Saturday, February 5, 2011

Not your ordinary preacher..

I find myself now-a-days talking more about religion than anything else. Out at bars, out at house parties, even outside of gas stations. I don't go to do this. It has lately just happen to be the conversations I get roped into. For example, walking into a gas station, I saw an employee talking about religion while smoking a cigarette. I didn't pry. I walked in and pre-paid some gas. Upon leaving, the employee asked me into the conversation, "what do you think?"
 

I'm not going to lie and say I jumped to the occasion. To be frank, I was quite tired and a little irritated at the moment since I had just paid an exorbitant amount for a tank of gas. But then here was the hook: the employee admitted that A. he was a Southern Baptist preacher, B. he cooked Bar-B-Que for the gas station for fun, and finally C. he gave out free food to those who were hungry.
 
 Dancing toe-to-toe with a Southern Fundamentalist preacher has always been an interesting conversation in my experience. Also, the fact that he practiced giving food to those who needed it sparked a light with me. So, I entered the conversation. I should have known his talking abilities (especially how long he could talk) would be great and powerful, but I joined the conversation anyway. He was chatting with the clerk of the gas station outside the gas station in the freezing cold and arguing his point about giving free food to those who were hungry. When he started talking about being touched by the Holy Spirit, I spoke up about the trinity: God the Father, God the Son and God the Holy Spirit. I felt confident that he saw the trinity otherwise, but he surprised me in saying, "exactly." Never had I ever had a point about theology line up with a Fundamentalist Southern Baptist. Always the joke amongst other denominations was that they were the backward ones. We kept talking and kept on agreeing on other things. I felt sure that eventually we were going to argue.

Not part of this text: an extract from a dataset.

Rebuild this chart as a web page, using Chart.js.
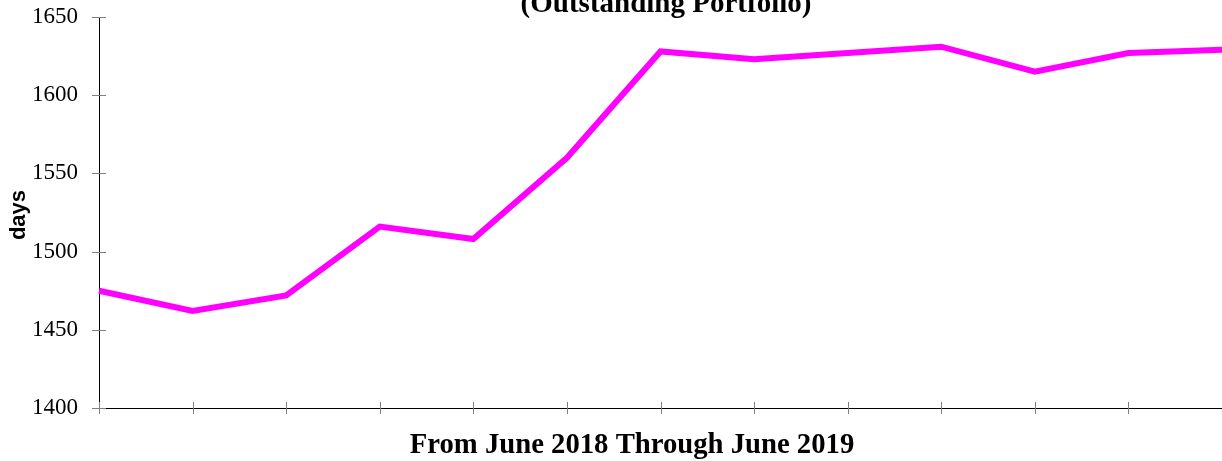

 I brought up a topic that I thought I knew he would disagree with: the validity of other religions. Once again, I was wrong. He brought up the Old Testament and the declaration that God says that he is the Great "I am" when asked who he was. He brought up that God can have many names. He even said that Judaism, Islam and Buddhism and Hinduism all call upon Gods, but that God himself has admitted that he has many names. I was quite honestly, impressed and blown away by this declaration. I've always thought of Southern Baptists as extremists of hate. But, I was wrong.

 I complemented him on the way he expressed his theology and faith and he told me that he had long experience with "spreading the good news" on the street corners in Chicago. I thought of all the cold days he did this. I thought of all the people who snuffed at his futile attempts. I thought of all the bitterness and disgust he would see from even people who considered themselves Christians but disagreed on the way some practice evangelism.

 I have to admit, I snuffed at the word evangelism for a long while because I equated it with "Bible Beating." But lately, since I have found myself talking about religion more than anything else, I have even come to think of myself as an evangelist, albeit a reluctant one. My friends frequently say, "you're the most religious person I know." Even an atheist friend of mine, one of my dearest friends in Oxford, said to me one night when I was particularly bitter about the Church, "don't you dare give up your faith." Is that an omen, a God thump that keeps coming back to haunt me? Another friend drunkenly admitted to me that I might be the only person in the world who could talk to her about religion and convert her, because I didn't pity her ideas about Christianity. I didn't see her ideas about faith as a hindrance, a blind soul who needs the light of Christianity. And I don't. I see her, and other friends, as confused and hurt and doubting as I am.

 A priest in my tradition is one who stays stationary, serving a particular church and a particular community. Maybe, for right now, I'm meant to be nomadic in preaching when people provoke me into religion. Maybe it's these conversations that are happening more and more the only way I've been able to keep my faith and not be entirely and completely cynical about the church. I don't need a collar to be priestly, I don't need an ordination to serve communities. I don't need vestments to show a symbol of what the church could mean. I just need conversations. I just need to be honest with my friends who, for some reason, seek me out when they feel that organized religion is old and flawed. Is this my calling? I don't know, but I think it's my calling for right now. And that is what matters.